### PROBLEM REQUIREMENTS
Which lines below hold the word "chart"? Report each one.

### DATA LINES

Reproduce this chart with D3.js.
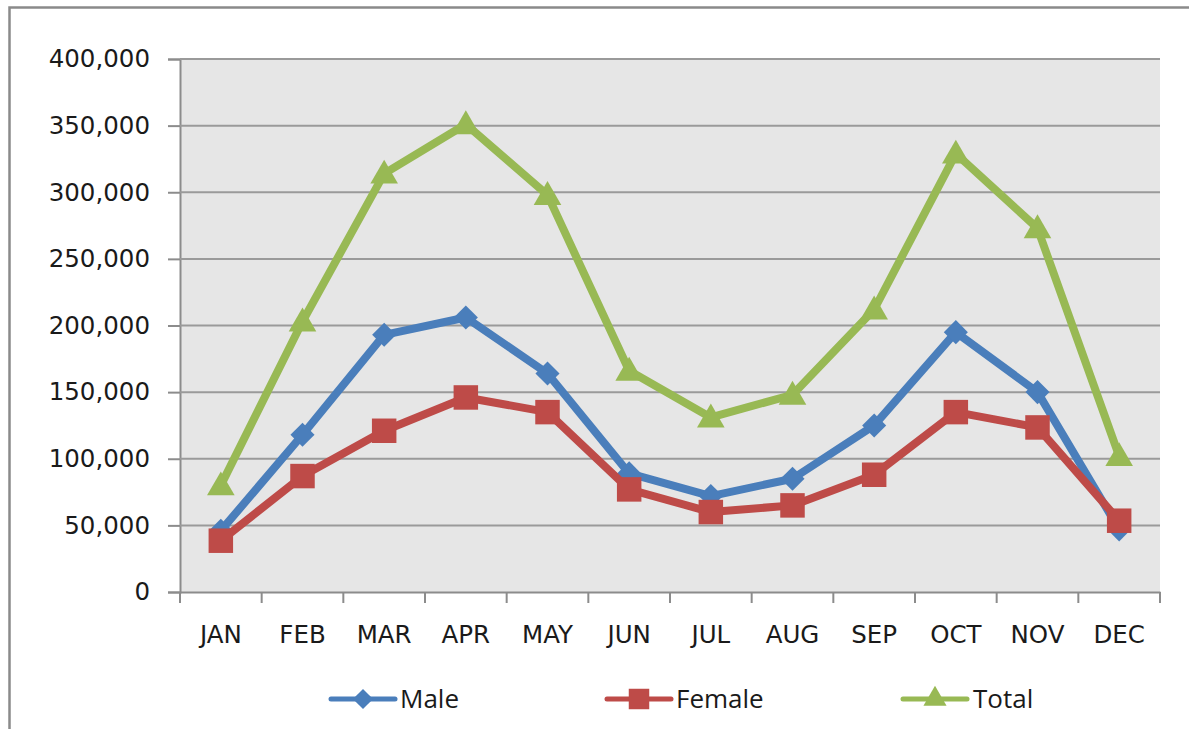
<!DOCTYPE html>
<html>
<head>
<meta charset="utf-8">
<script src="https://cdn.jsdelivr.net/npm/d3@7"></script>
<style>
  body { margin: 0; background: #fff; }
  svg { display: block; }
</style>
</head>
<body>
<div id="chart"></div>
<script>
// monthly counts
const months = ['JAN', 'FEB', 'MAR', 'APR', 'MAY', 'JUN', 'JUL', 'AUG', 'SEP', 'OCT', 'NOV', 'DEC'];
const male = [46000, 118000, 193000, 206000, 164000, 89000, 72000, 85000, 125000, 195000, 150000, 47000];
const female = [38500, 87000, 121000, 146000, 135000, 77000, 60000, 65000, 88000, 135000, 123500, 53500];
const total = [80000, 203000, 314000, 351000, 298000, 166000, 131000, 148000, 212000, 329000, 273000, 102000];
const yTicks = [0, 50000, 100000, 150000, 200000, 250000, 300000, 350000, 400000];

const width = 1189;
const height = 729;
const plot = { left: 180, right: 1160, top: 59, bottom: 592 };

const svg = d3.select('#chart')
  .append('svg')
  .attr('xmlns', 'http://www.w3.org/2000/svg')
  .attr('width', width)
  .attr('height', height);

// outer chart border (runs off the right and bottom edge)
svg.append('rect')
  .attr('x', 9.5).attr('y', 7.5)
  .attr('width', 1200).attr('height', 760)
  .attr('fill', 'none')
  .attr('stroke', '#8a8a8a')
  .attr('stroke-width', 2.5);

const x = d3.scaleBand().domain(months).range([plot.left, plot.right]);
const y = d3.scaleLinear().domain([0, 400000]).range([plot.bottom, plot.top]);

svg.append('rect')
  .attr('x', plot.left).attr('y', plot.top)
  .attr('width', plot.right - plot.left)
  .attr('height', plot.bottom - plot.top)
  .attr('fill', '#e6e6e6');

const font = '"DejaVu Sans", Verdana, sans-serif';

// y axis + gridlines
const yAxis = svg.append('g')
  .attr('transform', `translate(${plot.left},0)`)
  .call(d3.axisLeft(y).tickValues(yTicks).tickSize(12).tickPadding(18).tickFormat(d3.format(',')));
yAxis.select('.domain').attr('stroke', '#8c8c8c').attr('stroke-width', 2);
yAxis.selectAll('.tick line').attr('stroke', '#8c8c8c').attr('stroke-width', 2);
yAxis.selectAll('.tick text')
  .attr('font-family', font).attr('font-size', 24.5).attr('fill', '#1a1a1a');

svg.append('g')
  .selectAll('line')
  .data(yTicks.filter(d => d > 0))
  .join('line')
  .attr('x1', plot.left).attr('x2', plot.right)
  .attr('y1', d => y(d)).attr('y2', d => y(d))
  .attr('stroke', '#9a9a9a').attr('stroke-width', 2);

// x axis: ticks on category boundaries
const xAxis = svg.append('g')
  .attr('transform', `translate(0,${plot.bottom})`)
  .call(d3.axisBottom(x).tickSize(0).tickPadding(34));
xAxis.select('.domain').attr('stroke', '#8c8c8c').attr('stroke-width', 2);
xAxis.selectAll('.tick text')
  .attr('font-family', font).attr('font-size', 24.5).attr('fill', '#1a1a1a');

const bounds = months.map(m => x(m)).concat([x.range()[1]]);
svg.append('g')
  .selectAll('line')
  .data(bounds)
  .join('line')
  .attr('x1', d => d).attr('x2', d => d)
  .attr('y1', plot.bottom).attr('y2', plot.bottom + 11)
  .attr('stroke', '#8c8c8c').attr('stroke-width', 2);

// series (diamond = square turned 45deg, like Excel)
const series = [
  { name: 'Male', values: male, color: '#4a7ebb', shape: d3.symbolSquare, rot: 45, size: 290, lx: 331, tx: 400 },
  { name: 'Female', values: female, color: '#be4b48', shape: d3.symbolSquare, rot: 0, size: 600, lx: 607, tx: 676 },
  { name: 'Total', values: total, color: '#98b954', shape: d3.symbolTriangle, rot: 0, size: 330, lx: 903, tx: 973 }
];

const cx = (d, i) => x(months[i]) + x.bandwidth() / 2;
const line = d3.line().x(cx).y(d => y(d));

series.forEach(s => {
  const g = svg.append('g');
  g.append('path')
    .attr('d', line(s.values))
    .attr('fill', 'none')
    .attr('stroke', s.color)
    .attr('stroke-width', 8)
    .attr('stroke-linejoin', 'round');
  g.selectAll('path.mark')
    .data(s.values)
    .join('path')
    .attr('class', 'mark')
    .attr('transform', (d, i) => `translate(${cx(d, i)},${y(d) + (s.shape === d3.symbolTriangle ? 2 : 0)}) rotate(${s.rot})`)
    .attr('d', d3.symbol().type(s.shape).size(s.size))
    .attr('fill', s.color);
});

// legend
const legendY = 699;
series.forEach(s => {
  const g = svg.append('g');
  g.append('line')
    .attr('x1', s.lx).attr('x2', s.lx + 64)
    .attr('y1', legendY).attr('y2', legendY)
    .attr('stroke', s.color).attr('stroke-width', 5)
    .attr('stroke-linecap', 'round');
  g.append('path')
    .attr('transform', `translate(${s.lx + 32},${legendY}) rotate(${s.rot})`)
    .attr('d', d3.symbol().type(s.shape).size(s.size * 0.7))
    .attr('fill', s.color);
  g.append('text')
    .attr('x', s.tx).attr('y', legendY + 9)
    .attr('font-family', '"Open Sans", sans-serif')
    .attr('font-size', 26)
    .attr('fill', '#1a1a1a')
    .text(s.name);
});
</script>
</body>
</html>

### RESPONSE FOR THIS EXERCISE
Reproduce this chart with D3.js.
<div id="chart"></div>
const svg = d3.select('#chart')
// outer chart border (runs off the right and bottom edge)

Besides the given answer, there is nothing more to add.